> What you should do:
Exclude the pictures, then repeat the remaining data exactly.

> Dataset extract:
------------------------------------------------------------

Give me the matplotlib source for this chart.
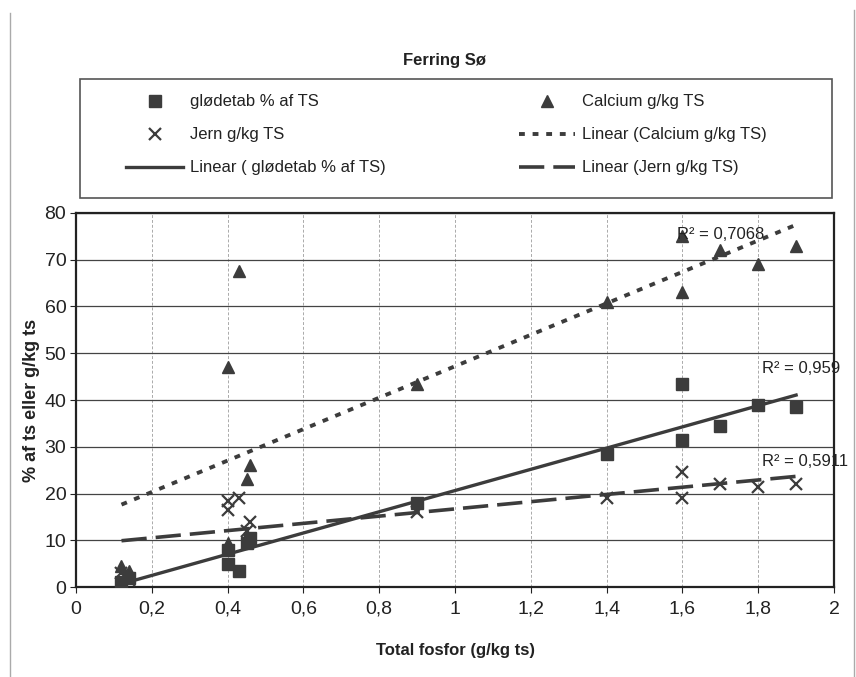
import matplotlib
matplotlib.use("Agg")
import matplotlib.pyplot as plt
from matplotlib.lines import Line2D
from matplotlib.patches import Rectangle
from matplotlib.ticker import FuncFormatter, MultipleLocator
import numpy as np

plt.rcParams['font.family'] = ['Liberation Sans', 'DejaVu Sans']

# aflæste værdier
fosfor = [0.12, 0.14, 0.40, 0.40, 0.43, 0.45, 0.46, 0.90, 1.40, 1.60, 1.60, 1.70, 1.80, 1.90]
glodetab = [1.0, 2.0, 5.0, 8.0, 3.5, 9.5, 10.5, 18.0, 28.5, 43.5, 31.5, 34.5, 39.0, 38.5]
calcium = [4.5, 3.5, 47.0, 9.5, 67.5, 23.0, 26.0, 43.5, 61.0, 75.0, 63.0, 72.0, 69.0, 73.0]
jern = [3.0, 1.5, 18.5, 16.5, 19.0, 12.0, 14.0, 16.0, 19.0, 24.5, 19.0, 22.0, 21.5, 22.0]

r2_labels = ["R² = 0,7068", "R² = 0,959", "R² = 0,5911"]
r2_pos = [(1.585, 75.5), (1.81, 46.8), (1.81, 26.8)]

title = "Ferring Sø"
xlabel = "Total fosfor (g/kg ts)"
ylabel = "% af ts eller g/kg ts"

dark = '#3c3c3c'

fig = plt.figure(figsize=(8.56, 6.77), dpi=100)
ax = fig.add_axes([0.0888, 0.1329, 0.8855, 0.5525])

x = np.array(fosfor)


def trend(y):
    k, m = np.polyfit(x, np.array(y), 1)
    xs = np.array([x.min(), x.max()])
    return xs, k * xs + m


h_g, = ax.plot(fosfor, glodetab, 's', color=dark, ms=8, ls='none', zorder=4)
h_ca, = ax.plot(fosfor, calcium, '^', color=dark, ms=9, ls='none', zorder=4)
h_fe, = ax.plot(fosfor, jern, 'x', color=dark, ms=8, mew=1.6, ls='none', zorder=4)

xs, ys = trend(calcium)
l_ca, = ax.plot(xs, ys, color=dark, lw=2.8, ls=(0, (1.5, 2.0)), zorder=3)
xs, ys = trend(glodetab)
l_g, = ax.plot(xs, ys, color=dark, lw=2.4, ls='-', zorder=3)
xs, ys = trend(jern)
l_fe, = ax.plot(xs, ys, color=dark, lw=2.6, ls=(0, (7, 2.5)), zorder=3)

for txt, (tx, ty) in zip(r2_labels, r2_pos):
    ax.text(tx, ty, txt, fontsize=12, va='center', ha='left', color='#222222', zorder=5)

ax.set_xlim(0, 2)
ax.set_ylim(0, 80)
ax.xaxis.set_major_locator(MultipleLocator(0.2))
ax.yaxis.set_major_locator(MultipleLocator(10))
ax.xaxis.set_major_formatter(FuncFormatter(lambda v, p: f"{v:g}".replace('.', ',')))

ax.yaxis.grid(True, color='#444444', lw=0.9)
ax.xaxis.grid(True, color='#aaaaaa', lw=0.7, ls=(0, (3, 2)))
ax.set_axisbelow(True)
for s in ax.spines.values():
    s.set_color('#222222')
    s.set_linewidth(1.6)

ax.tick_params(axis='both', labelsize=14, colors='#222222', direction='out', length=4)
ax.tick_params(axis='x', pad=6)
ax.tick_params(axis='y', pad=3)

ax.set_xlabel(xlabel, fontsize=12, fontweight='bold', color='#222222')
ax.xaxis.set_label_coords(0.5, -0.15)
ax.set_ylabel(ylabel, fontsize=13, fontweight='bold', color='#222222')
ax.yaxis.set_label_coords(-0.047, 0.5)

fig.text(445 / 856, 1 - 60 / 677, title, fontsize=12, fontweight='bold', ha='center', va='center', color='#222222')

# legend ramme
fig.add_artist(Rectangle((80 / 856, 1 - 198 / 677), 752 / 856, 119 / 677, transform=fig.transFigure,
                         fill=False, ec='#555555', lw=1.2))
handles = [h_g, h_fe, l_g, h_ca, l_ca, l_fe]
labels = ["glødetab % af TS", "Jern g/kg TS", "Linear ( glødetab % af TS)",
          "Calcium g/kg TS", "Linear (Calcium g/kg TS)", "Linear (Jern g/kg TS)"]
fig.legend(handles, labels, ncol=2, loc='upper left', bbox_to_anchor=(118 / 856, 1 - 86 / 677),
           frameon=False, fontsize=12, handlelength=3.4, handletextpad=0.4, columnspacing=8.0,
           labelspacing=1.08, borderpad=0, labelcolor='#222222')

# kant fra scanningen
fig.add_artist(Line2D([10 / 856, 10 / 856], [0, 1 - 13 / 677], transform=fig.transFigure, color='#aaaaaa', lw=1))
fig.add_artist(Line2D([854 / 856, 854 / 856], [0, 1 - 10 / 677], transform=fig.transFigure, color='#aaaaaa', lw=1))

fig.savefig("out.png", dpi=100, facecolor='white')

------------------------------------------------------------

> Correct output:
Give me the matplotlib source for this chart.
import matplotlib
matplotlib.use("Agg")
import matplotlib.pyplot as plt
from matplotlib.lines import Line2D
from matplotlib.patches import Rectangle
from matplotlib.ticker import FuncFormatter, MultipleLocator
import numpy as np

plt.rcParams['font.family'] = ['Liberation Sans', 'DejaVu Sans']

# aflæste værdier
fosfor = [0.12, 0.14, 0.40, 0.40, 0.43, 0.45, 0.46, 0.90, 1.40, 1.60, 1.60, 1.70, 1.80, 1.90]
glodetab = [1.0, 2.0, 5.0, 8.0, 3.5, 9.5, 10.5, 18.0, 28.5, 43.5, 31.5, 34.5, 39.0, 38.5]
calcium = [4.5, 3.5, 47.0, 9.5, 67.5, 23.0, 26.0, 43.5, 61.0, 75.0, 63.0, 72.0, 69.0, 73.0]
jern = [3.0, 1.5, 18.5, 16.5, 19.0, 12.0, 14.0, 16.0, 19.0, 24.5, 19.0, 22.0, 21.5, 22.0]

r2_labels = ["R² = 0,7068", "R² = 0,959", "R² = 0,5911"]
r2_pos = [(1.585, 75.5), (1.81, 46.8), (1.81, 26.8)]

title = "Ferring Sø"
xlabel = "Total fosfor (g/kg ts)"
ylabel = "% af ts eller g/kg ts"

dark = '#3c3c3c'

fig = plt.figure(figsize=(8.56, 6.77), dpi=100)
ax = fig.add_axes([0.0888, 0.1329, 0.8855, 0.5525])

x = np.array(fosfor)


def trend(y):
    k, m = np.polyfit(x, np.array(y), 1)
    xs = np.array([x.min(), x.max()])
    return xs, k * xs + m


h_g, = ax.plot(fosfor, glodetab, 's', color=dark, ms=8, ls='none', zorder=4)
h_ca, = ax.plot(fosfor, calcium, '^', color=dark, ms=9, ls='none', zorder=4)
h_fe, = ax.plot(fosfor, jern, 'x', color=dark, ms=8, mew=1.6, ls='none', zorder=4)

xs, ys = trend(calcium)
l_ca, = ax.plot(xs, ys, color=dark, lw=2.8, ls=(0, (1.5, 2.0)), zorder=3)
xs, ys = trend(glodetab)
l_g, = ax.plot(xs, ys, color=dark, lw=2.4, ls='-', zorder=3)
xs, ys = trend(jern)
l_fe, = ax.plot(xs, ys, color=dark, lw=2.6, ls=(0, (7, 2.5)), zorder=3)

for txt, (tx, ty) in zip(r2_labels, r2_pos):
    ax.text(tx, ty, txt, fontsize=12, va='center', ha='left', color='#222222', zorder=5)

ax.set_xlim(0, 2)
ax.set_ylim(0, 80)
ax.xaxis.set_major_locator(MultipleLocator(0.2))
ax.yaxis.set_major_locator(MultipleLocator(10))
ax.xaxis.set_major_formatter(FuncFormatter(lambda v, p: f"{v:g}".replace('.', ',')))

ax.yaxis.grid(True, color='#444444', lw=0.9)
ax.xaxis.grid(True, color='#aaaaaa', lw=0.7, ls=(0, (3, 2)))
ax.set_axisbelow(True)
for s in ax.spines.values():
    s.set_color('#222222')
    s.set_linewidth(1.6)

ax.tick_params(axis='both', labelsize=14, colors='#222222', direction='out', length=4)
ax.tick_params(axis='x', pad=6)
ax.tick_params(axis='y', pad=3)

ax.set_xlabel(xlabel, fontsize=12, fontweight='bold', color='#222222')
ax.xaxis.set_label_coords(0.5, -0.15)
ax.set_ylabel(ylabel, fontsize=13, fontweight='bold', color='#222222')
ax.yaxis.set_label_coords(-0.047, 0.5)

fig.text(445 / 856, 1 - 60 / 677, title, fontsize=12, fontweight='bold', ha='center', va='center', color='#222222')

# legend ramme
fig.add_artist(Rectangle((80 / 856, 1 - 198 / 677), 752 / 856, 119 / 677, transform=fig.transFigure,
                         fill=False, ec='#555555', lw=1.2))
handles = [h_g, h_fe, l_g, h_ca, l_ca, l_fe]
labels = ["glødetab % af TS", "Jern g/kg TS", "Linear ( glødetab % af TS)",
          "Calcium g/kg TS", "Linear (Calcium g/kg TS)", "Linear (Jern g/kg TS)"]
fig.legend(handles, labels, ncol=2, loc='upper left', bbox_to_anchor=(118 / 856, 1 - 86 / 677),
           frameon=False, fontsize=12, handlelength=3.4, handletextpad=0.4, columnspacing=8.0,
           labelspacing=1.08, borderpad=0, labelcolor='#222222')

# kant fra scanningen
fig.add_artist(Line2D([10 / 856, 10 / 856], [0, 1 - 13 / 677], transform=fig.transFigure, color='#aaaaaa', lw=1))
fig.add_artist(Line2D([854 / 856, 854 / 856], [0, 1 - 10 / 677], transform=fig.transFigure, color='#aaaaaa', lw=1))

fig.savefig("out.png", dpi=100, facecolor='white')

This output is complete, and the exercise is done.